■ OBJECTIVE:
Go through the entries and transcribe each one exactly, dropping the pictures.

::: AVAILABLE DATA

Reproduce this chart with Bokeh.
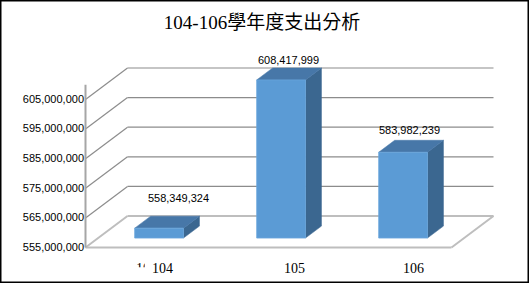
import numpy as np
from bokeh.plotting import figure
from bokeh.models import Range1d, Label
from bokeh.core.properties import value
from bokeh.embed import file_html
from bokeh.resources import INLINE

# ---------------- data ----------------
title_text = "104-106學年度支出分析"
categories = ["104", "105", "106"]
expenses = [558349324, 608417999, 583982239]
expense_labels = ["558,349,324", "608,417,999", "583,982,239"]
y_ticks = [555000000, 565000000, 575000000, 585000000, 595000000, 605000000]
y_tick_labels = ["555,000,000", "565,000,000", "575,000,000",
                 "585,000,000", "595,000,000", "605,000,000"]
axis_min = 555000000
axis_max = 610000000

# ---------------- layout / style constants ----------------
W, H = 529, 283
FLOOR_LEFT_PX = 85          # pixel column of the front floor's left edge
CAT_PX = 122                # pixels per category on the front plane
BASE_PX = 247               # pixel row of axis_min on the front plane
PX_PER_VAL = 2.96e-6        # pixels per unit of value
DEPTH_X_PX, DEPTH_Y_PX = 42, 31.5
HALF = 0.2                  # half bar width (gap width 150%)
F0, F1 = 0.3, 0.68          # bar depth fractions (front, back)
cat_label_dx_px = [16, 26, 23]
data_label_dx_px = [32, 20, 19]
data_label_dy_px = [30, 20, 22.5]

FRONT = "#5B9BD5"
TOP = "#4777A8"
SIDE = "#3B6790"
GRID = "#8C8C8C"
FLOOR = "#BEBEBE"

x0 = -0.5 - FLOOR_LEFT_PX / CAT_PX
y_bottom = axis_min - (H - BASE_PX) / PX_PER_VAL
DX = DEPTH_X_PX / CAT_PX
DY = DEPTH_Y_PX / PX_PER_VAL


def X(px):
    return x0 + px / CAT_PX


def Y(py):
    return y_bottom + (H - py) / PX_PER_VAL


p = figure(width=W, height=H, output_backend="svg", toolbar_location=None,
           x_range=Range1d(x0, x0 + W / CAT_PX),
           y_range=Range1d(y_bottom, y_bottom + H / PX_PER_VAL),
           x_axis_location=None, y_axis_location=None,
           min_border=0, tools="")
p.grid.visible = False
p.outline_line_color = "black"
p.outline_line_width = 2
p.background_fill_color = "white"
p.border_fill_color = "white"

n = len(categories)
xs = np.arange(n, dtype=float)
vals = np.array(expenses, dtype=float)
left_edge, right_edge = -0.5, n - 0.5

# ---- walls: gridlines ----
ticks = np.array(y_ticks, dtype=float)
upper = ticks[1:]
p.segment(x0=[left_edge + DX] * len(upper), y0=upper + DY,
          x1=[right_edge + DX] * len(upper), y1=upper + DY,
          line_color=GRID, line_width=1.2)
p.segment(x0=[left_edge] * len(upper), y0=upper,
          x1=[left_edge + DX] * len(upper), y1=upper + DY,
          line_color=GRID, line_width=1.2)
# floor
p.segment(x0=[left_edge, left_edge + DX, left_edge, right_edge],
          y0=[axis_min, axis_min + DY, axis_min, axis_min],
          x1=[right_edge, right_edge + DX, left_edge + DX, right_edge + DX],
          y1=[axis_min, axis_min + DY, axis_min + DY, axis_min + DY],
          line_color=FLOOR, line_width=2)
# vertical axis line
p.segment(x0=[left_edge], y0=[axis_min], x1=[left_edge], y1=[axis_max],
          line_color="#A6A6A6", line_width=2)

# ---- bars ----
fl = xs - HALF + F0 * DX
fr = xs + HALF + F0 * DX
fb = axis_min + F0 * DY
ft = vals + F0 * DY
sx = (F1 - F0) * DX
sy = (F1 - F0) * DY

side_x = [[r, r, r + sx, r + sx] for r in fr]
side_y = [[fb, t, t + sy, fb + sy] for t in ft]
p.patches(side_x, side_y, fill_color=SIDE, line_color=SIDE, line_width=0.5)
top_x = [[l, r, r + sx, l + sx] for l, r in zip(fl, fr)]
top_y = [[t, t, t + sy, t + sy] for t in ft]
p.patches(top_x, top_y, fill_color=TOP, line_color=TOP, line_width=0.5)
p.quad(left=fl, right=fr, bottom=fb, top=ft,
       fill_color=FRONT, line_color="#6AA6DC", line_width=0.8)

# ---- y tick labels ----
p.text(x=[left_edge - 1.5 / CAT_PX] * len(ticks), y=ticks + 0.8 / PX_PER_VAL,
       text=y_tick_labels, text_align="right", text_baseline="middle",
       text_font=value("Liberation Sans"), text_font_size="11px",
       text_color="black")

# ---- category labels ----
cat_y = axis_min - 20.5 / PX_PER_VAL
p.text(x=xs + np.array(cat_label_dx_px) / CAT_PX, y=[cat_y] * n,
       text=categories, text_align="center", text_baseline="middle",
       text_font=value("Liberation Serif"), text_font_size="14px",
       text_color="black")

# stray clipped category label at the left of the first one
p.text(x=[X(135.5)], y=[cat_y], text=["10"], text_align="left",
       text_baseline="middle", text_font=value("Liberation Serif"),
       text_font_size="14px", text_color="black")
p.quad(left=[X(134), X(144.2)], right=[X(151), X(151)],
       bottom=[Y(278), Y(278)], top=[Y(266.8), Y(258)],
       fill_color="white", line_color=None)

# ---- data labels ----
p.text(x=xs + np.array(data_label_dx_px) / CAT_PX,
       y=ft + np.array(data_label_dy_px) / PX_PER_VAL,
       text=expense_labels, text_align="center", text_baseline="middle",
       text_font=value("Liberation Sans"), text_font_size="11px",
       text_color="black")

# ---- title ----
p.add_layout(Label(x=261.5, y=H - 22, x_units="screen", y_units="screen",
                   text=title_text, text_align="center", text_baseline="middle",
                   text_font="Liberation Serif, Noto Sans CJK TC",
                   text_font_size="19px", text_color="black"))

open("out.html", "w").write(file_html(p, INLINE))
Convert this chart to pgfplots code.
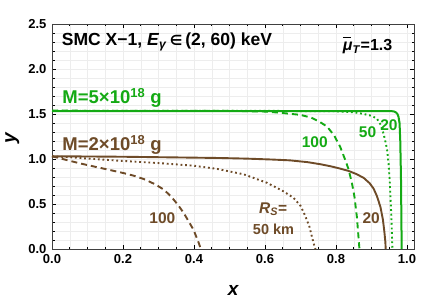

::::::

■ ANSWER IN FULL:
Reproduce this chart with Bokeh.
import numpy as np
from bokeh.plotting import figure
from bokeh.models import Range1d, Label
from bokeh.core.properties import value
from bokeh.embed import file_html
from bokeh.resources import INLINE

# ---------------- data ----------------
title_text = "104-106學年度支出分析"
categories = ["104", "105", "106"]
expenses = [558349324, 608417999, 583982239]
expense_labels = ["558,349,324", "608,417,999", "583,982,239"]
y_ticks = [555000000, 565000000, 575000000, 585000000, 595000000, 605000000]
y_tick_labels = ["555,000,000", "565,000,000", "575,000,000",
                 "585,000,000", "595,000,000", "605,000,000"]
axis_min = 555000000
axis_max = 610000000

# ---------------- layout / style constants ----------------
W, H = 529, 283
FLOOR_LEFT_PX = 85          # pixel column of the front floor's left edge
CAT_PX = 122                # pixels per category on the front plane
BASE_PX = 247               # pixel row of axis_min on the front plane
PX_PER_VAL = 2.96e-6        # pixels per unit of value
DEPTH_X_PX, DEPTH_Y_PX = 42, 31.5
HALF = 0.2                  # half bar width (gap width 150%)
F0, F1 = 0.3, 0.68          # bar depth fractions (front, back)
cat_label_dx_px = [16, 26, 23]
data_label_dx_px = [32, 20, 19]
data_label_dy_px = [30, 20, 22.5]

FRONT = "#5B9BD5"
TOP = "#4777A8"
SIDE = "#3B6790"
GRID = "#8C8C8C"
FLOOR = "#BEBEBE"

x0 = -0.5 - FLOOR_LEFT_PX / CAT_PX
y_bottom = axis_min - (H - BASE_PX) / PX_PER_VAL
DX = DEPTH_X_PX / CAT_PX
DY = DEPTH_Y_PX / PX_PER_VAL


def X(px):
    return x0 + px / CAT_PX


def Y(py):
    return y_bottom + (H - py) / PX_PER_VAL


p = figure(width=W, height=H, output_backend="svg", toolbar_location=None,
           x_range=Range1d(x0, x0 + W / CAT_PX),
           y_range=Range1d(y_bottom, y_bottom + H / PX_PER_VAL),
           x_axis_location=None, y_axis_location=None,
           min_border=0, tools="")
p.grid.visible = False
p.outline_line_color = "black"
p.outline_line_width = 2
p.background_fill_color = "white"
p.border_fill_color = "white"

n = len(categories)
xs = np.arange(n, dtype=float)
vals = np.array(expenses, dtype=float)
left_edge, right_edge = -0.5, n - 0.5

# ---- walls: gridlines ----
ticks = np.array(y_ticks, dtype=float)
upper = ticks[1:]
p.segment(x0=[left_edge + DX] * len(upper), y0=upper + DY,
          x1=[right_edge + DX] * len(upper), y1=upper + DY,
          line_color=GRID, line_width=1.2)
p.segment(x0=[left_edge] * len(upper), y0=upper,
          x1=[left_edge + DX] * len(upper), y1=upper + DY,
          line_color=GRID, line_width=1.2)
# floor
p.segment(x0=[left_edge, left_edge + DX, left_edge, right_edge],
          y0=[axis_min, axis_min + DY, axis_min, axis_min],
          x1=[right_edge, right_edge + DX, left_edge + DX, right_edge + DX],
          y1=[axis_min, axis_min + DY, axis_min + DY, axis_min + DY],
          line_color=FLOOR, line_width=2)
# vertical axis line
p.segment(x0=[left_edge], y0=[axis_min], x1=[left_edge], y1=[axis_max],
          line_color="#A6A6A6", line_width=2)

# ---- bars ----
fl = xs - HALF + F0 * DX
fr = xs + HALF + F0 * DX
fb = axis_min + F0 * DY
ft = vals + F0 * DY
sx = (F1 - F0) * DX
sy = (F1 - F0) * DY

side_x = [[r, r, r + sx, r + sx] for r in fr]
side_y = [[fb, t, t + sy, fb + sy] for t in ft]
p.patches(side_x, side_y, fill_color=SIDE, line_color=SIDE, line_width=0.5)
top_x = [[l, r, r + sx, l + sx] for l, r in zip(fl, fr)]
top_y = [[t, t, t + sy, t + sy] for t in ft]
p.patches(top_x, top_y, fill_color=TOP, line_color=TOP, line_width=0.5)
p.quad(left=fl, right=fr, bottom=fb, top=ft,
       fill_color=FRONT, line_color="#6AA6DC", line_width=0.8)

# ---- y tick labels ----
p.text(x=[left_edge - 1.5 / CAT_PX] * len(ticks), y=ticks + 0.8 / PX_PER_VAL,
       text=y_tick_labels, text_align="right", text_baseline="middle",
       text_font=value("Liberation Sans"), text_font_size="11px",
       text_color="black")

# ---- category labels ----
cat_y = axis_min - 20.5 / PX_PER_VAL
p.text(x=xs + np.array(cat_label_dx_px) / CAT_PX, y=[cat_y] * n,
       text=categories, text_align="center", text_baseline="middle",
       text_font=value("Liberation Serif"), text_font_size="14px",
       text_color="black")

# stray clipped category label at the left of the first one
p.text(x=[X(135.5)], y=[cat_y], text=["10"], text_align="left",
       text_baseline="middle", text_font=value("Liberation Serif"),
       text_font_size="14px", text_color="black")
p.quad(left=[X(134), X(144.2)], right=[X(151), X(151)],
       bottom=[Y(278), Y(278)], top=[Y(266.8), Y(258)],
       fill_color="white", line_color=None)

# ---- data labels ----
p.text(x=xs + np.array(data_label_dx_px) / CAT_PX,
       y=ft + np.array(data_label_dy_px) / PX_PER_VAL,
       text=expense_labels, text_align="center", text_baseline="middle",
       text_font=value("Liberation Sans"), text_font_size="11px",
       text_color="black")

# ---- title ----
p.add_layout(Label(x=261.5, y=H - 22, x_units="screen", y_units="screen",
                   text=title_text, text_align="center", text_baseline="middle",
                   text_font="Liberation Serif, Noto Sans CJK TC",
                   text_font_size="19px", text_color="black"))

open("out.html", "w").write(file_html(p, INLINE))
Convert this chart to pgfplots code.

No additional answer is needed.